$\mathbb R^n=U \cup V$ where $n\ge 2$ and $U, V$ open and connected is the intersection $U\cap V$ connected?
My attempt is: to try Mayer Vietoris sequence, since $\mathbb R^n$ is contractible its homology group is $H_k(\mathbb R^n)=\begin{cases}\mathbb Z \quad k=0 \\ 0 \quad else\end{cases}$
And we have reduced short exact sequence as
$$0\to H_0(U\cap V)\to H_0(U)\oplus H_0(V)\to \underbrace{H_0(\mathbb R^n)}_{\mathbb Z}\to 0$$
Since they are all connected but not necessary path connected and we are not given anything about locally compactness about spaces I cannot conclude that $H_0(U\cap V)\cong \mathbb Z$.
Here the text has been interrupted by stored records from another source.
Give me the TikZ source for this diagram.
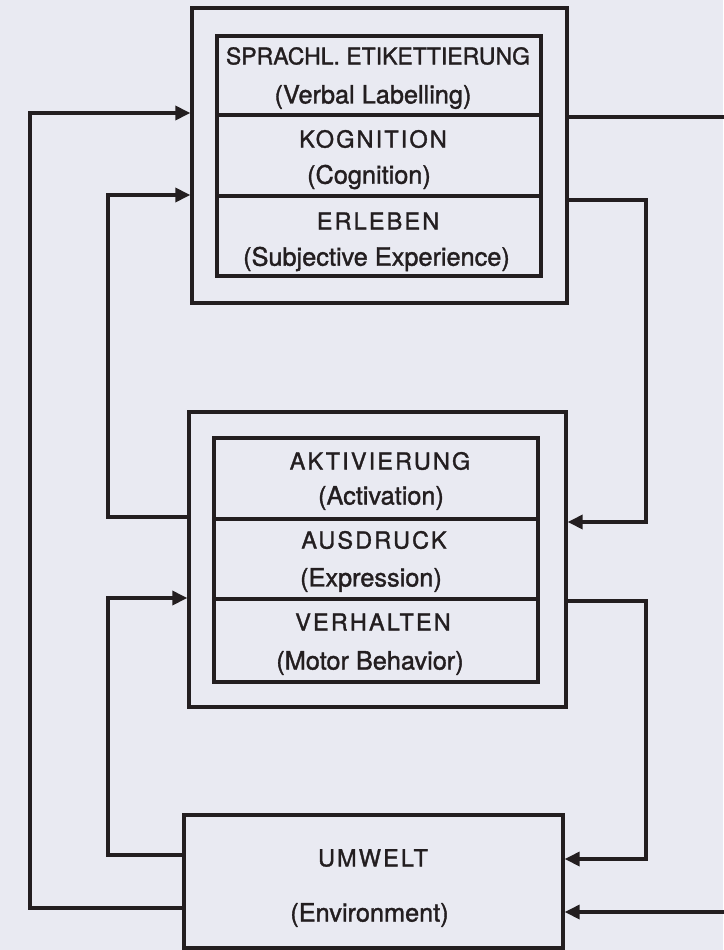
\documentclass[tikz,border=0pt]{standalone}
\usepackage{fontspec}
\setmainfont{TeX Gyre Heros}[FakeBold=1.4]
\newfontfamily\capsfont[LetterSpace=9, FakeBold=1.4]{TeX Gyre Heros}
\usetikzlibrary{arrows.meta}
\definecolor{paper}{HTML}{E9EAF2}
\definecolor{ink}{HTML}{231E20}
\tikzset{
  frame/.style={draw=ink, line width=3.3pt, rectangle, inner sep=0pt},
  capline/.style={text=ink, inner sep=0pt, font={\capsfont\fontsize{23.5}{27}\selectfont}},
  plainline/.style={text=ink, inner sep=0pt, font={\fontsize{23}{27}\selectfont}},
  subline/.style={text=ink, inner sep=0pt, font={\fontsize{25.3}{29}\selectfont}},
  link/.style={draw=ink, line width=3.3pt, line join=miter},
  feed/.style={link, -{Triangle[length=15pt, width=14pt]}}
}
\begin{document}
\begin{tikzpicture}[x=1pt, y=-1pt]
  \fill[paper] (0,0) rectangle (723,950);
  \useasboundingbox (0,0) rectangle (723,950);

  % upper block: verbal labelling, cognition, subjective experience
  \node[frame, minimum width=375pt, minimum height=295pt] (outerTop) at (379.5,155.5) {};
  \node[frame, minimum width=324pt, minimum height=79pt] (secLabel) at (379,75.5) {};
  \node[frame, minimum width=324pt, minimum height=81pt] (secCog) at (379,155.5) {};
  \node[frame, minimum width=324pt, minimum height=80pt] (secExp) at (379,236) {};
  \node[plainline] (tLabel) at (378,56) {SPRACHL. ETIKETTIERUNG};
  \node[subline] (tLabelEn) at (373,97) {(Verbal Labelling)};
  \node[capline] (tCog) at (373,139) {KOGNITION};
  \node[subline] (tCogEn) at (369,177) {(Cognition)};
  \node[capline] (tExp) at (378,221) {ERLEBEN};
  \node[subline] (tExpEn) at (376.5,259) {(Subjective Experience)};

  % middle block: activation, expression, motor behaviour
  \node[frame, minimum width=377pt, minimum height=295pt] (outerMid) at (377.5,559.5) {};
  \node[frame, minimum width=324pt, minimum height=81pt] (secAct) at (376,478.5) {};
  \node[frame, minimum width=324pt, minimum height=80pt] (secExpr) at (376,559) {};
  \node[frame, minimum width=324pt, minimum height=83pt] (secMot) at (376,640.5) {};
  \node[capline] (tAct) at (380,461) {AKTIVIERUNG};
  \node[subline] (tActEn) at (381,498) {(Activation)};
  \node[capline] (tExpr) at (374,540) {AUSDRUCK};
  \node[subline] (tExprEn) at (371,580) {(Expression)};
  \node[capline] (tMot) at (373,622) {VERHALTEN};
  \node[subline] (tMotEn) at (370,663) {(Motor Behavior)};

  % environment
  \node[frame, minimum width=379pt, minimum height=133pt] (umwelt) at (373.5,881.5) {};
  \node[capline] (tEnv) at (373,858) {UMWELT};
  \node[subline] (tEnvEn) at (369.5,915) {(Environment)};

  % corner points of the feedback loops
  \coordinate (a1) at (30,908);   \coordinate (a2) at (30,113);
  \coordinate (b1) at (108,517);  \coordinate (b2) at (108,195);
  \coordinate (c1) at (108,855);  \coordinate (c2) at (108,598);
  \coordinate (d1) at (646,200);  \coordinate (d2) at (646,522);
  \coordinate (e1) at (646,601);  \coordinate (e2) at (646,859);
  \coordinate (f1) at (740,117);  \coordinate (f2) at (740,912);

  % left side: returns into the upper blocks
  \draw[feed] (a1 -| umwelt.west) -- (a1) -- (a2) -- (a2 -| outerTop.west);
  \draw[feed] (b1 -| outerMid.west) -- (b1) -- (b2) -- (b2 -| outerTop.west);
  \draw[feed] (c1 -| umwelt.west) -- (c1) -- (c2) -- (c2 -| outerMid.west);

  % right side: downward paths
  \draw[feed] (d1 -| outerTop.east) -- (d1) -- (d2) -- (d2 -| outerMid.east);
  \draw[feed] (e1 -| outerMid.east) -- (e1) -- (e2) -- (e2 -| umwelt.east);
  \draw[feed] (f1 -| outerTop.east) -- (f1) -- (f2) -- (f2 -| umwelt.east);
\end{tikzpicture}
\end{document}
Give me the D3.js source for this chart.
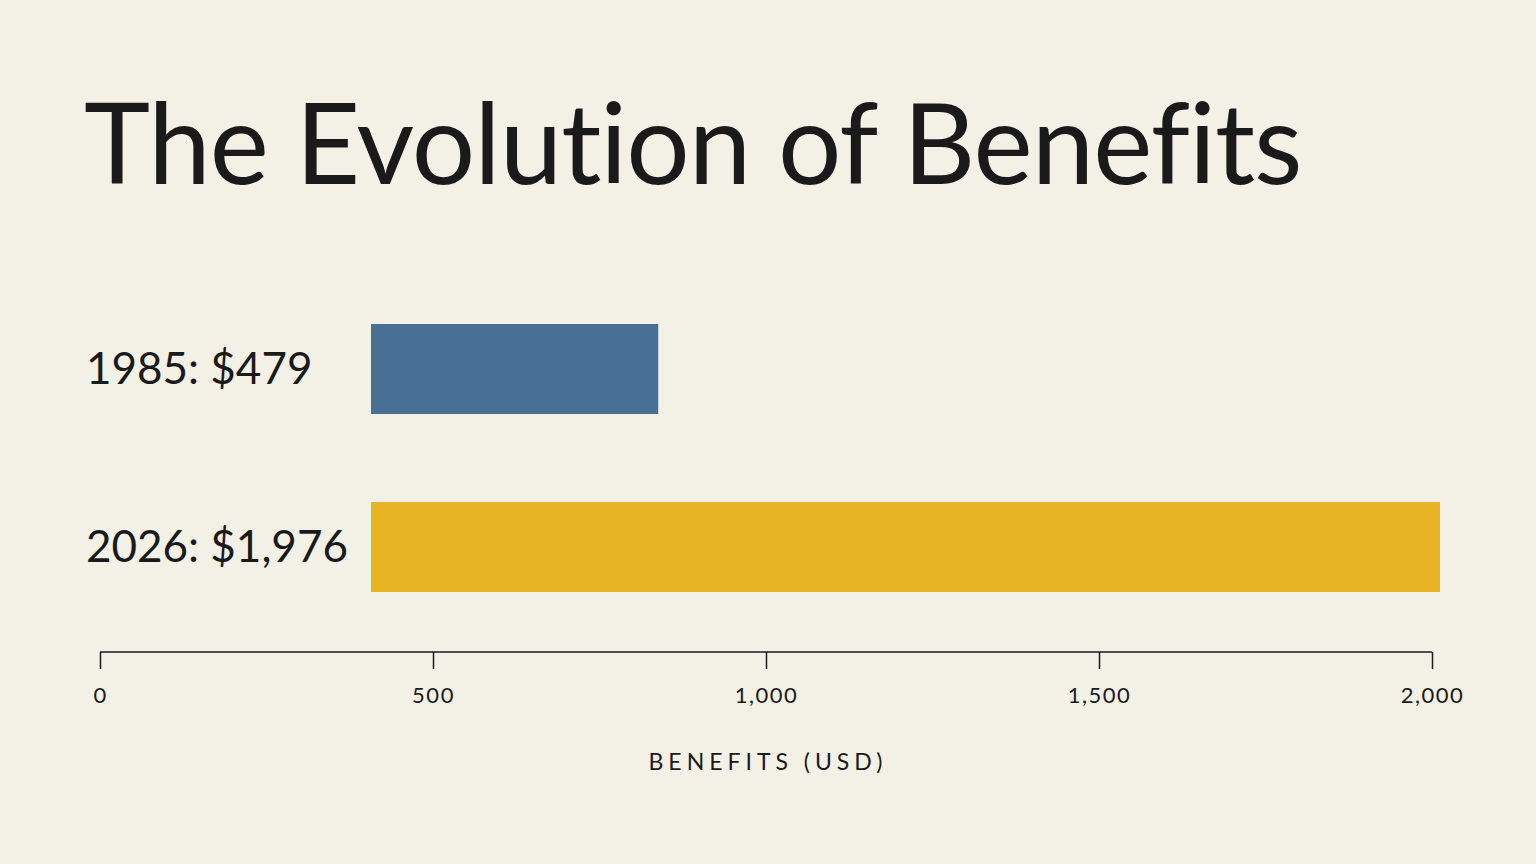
<!DOCTYPE html>
<html><head><meta charset="utf-8">
<script src="https://cdn.jsdelivr.net/npm/d3@7"></script>
<style>body{margin:0;background:#f3f0e6;}svg{display:block}</style>
</head><body>
<svg id="c" width="1536" height="864"></svg>
<script>
const categories = ["1985: $479", "2026: $1,976"];
const values = [479, 1976];
const colors = ["#4a6f97", "#e8b425"];
const tickValues = [0, 500, 1000, 1500, 2000];
const title = "The Evolution of Benefits";
const axisTitle = "BENEFITS (USD)";

const svg = d3.select("#c");
svg.append("rect").attr("width",1536).attr("height",864).attr("fill","#f3f0e6");
svg.append("text").attr("x",84).attr("y",184).attr("font-family","Lato, 'Open Sans', sans-serif")
  .attr("font-size",112).attr("font-weight",400).attr("fill","#1a1a1a").attr("letter-spacing",-1).text(title);

const x = d3.scaleLinear().domain([0,2000]).range([100,1432]);
// bars are drawn on their own scale, offset from the axis as in the reference
const xb = d3.scaleLinear().domain([-71,1976]).range([371,1440]);
const y = d3.scaleBand().domain(categories).range([322,596]).paddingInner(0.97).paddingOuter(0);
const yb = d3.scaleBand().domain(categories).range([324,593]).padding(0).paddingInner(0.97);

const bandH = 90;
const ys = [324, 502];
categories.forEach((c,i)=>{
  svg.append("rect").attr("x",xb(-71)).attr("y",ys[i]).attr("width",xb(values[i])-xb(-71)).attr("height",bandH).attr("fill",colors[i]);
  svg.append("text").attr("x",86).attr("y",ys[i]+bandH/2).attr("dy","0.35em")
    .attr("font-family","Lato, sans-serif").attr("font-size",44).attr("fill","#1a1a1a").text(c);
});

const ax = svg.append("g").attr("transform","translate(0,652)")
  .call(d3.axisBottom(x).tickValues(tickValues).tickSize(17).tickFormat(d3.format(",")));
ax.select(".domain").attr("stroke","#1a1a1a").attr("stroke-width",1.5).attr("d","M100,0H1432");
ax.selectAll(".tick line").attr("stroke","#1a1a1a").attr("stroke-width",1.5);
ax.selectAll(".tick text").attr("y",35).attr("font-family","Lato, sans-serif").attr("font-size",22)
  .attr("letter-spacing",1.5).attr("fill","#1a1a1a");

svg.append("text").attr("x",768).attr("y",770).attr("text-anchor","middle").attr("font-family","Lato, sans-serif")
  .attr("font-size",23).attr("letter-spacing",5).attr("fill","#1a1a1a").text(axisTitle);
</script>
</body></html>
Any hint and answer would be appreciated.
According to Wikipedia:
An open subset of $\mathbb R^n$ is locally path-connected, so it is connected if and only if it is path-connected.
The proof of this isn't hard. We'll only prove connected implies path-connected. The other way (path-connected implies connected) is well-known, following from the fact that $[0,1]$ is connected.
Assume $X$ is connected and locally path-connected. let $x\in X$ and let $U$ be the set of points which are path-connected to $x$ and $V$ the set of all points path-disconnected from $x.$ Then $U\cup V=X$ and $U\cap V=\emptyset.$ We will show $U,V$ are open.
If $y\in U$ then pick a neighborhood $W$ of $y$ which is path-connected. Then every element of $W$ is also path-connected to $x,$ so $y\in W\subseteq U.$ So $U$ is open.
If $y\in V,$ then pick a neighborhood $W$ of $y$ path-connected. Then if any point in $W$ is path-connected to $x,$ $y$ would be. So we must have $W\subseteq V.$ So $V$ is open.
Since $x\in U,$ $U$ is non-empty, so connectedness means $V=\emptyset,$ and $U=X,$ so $X$ is path-connected.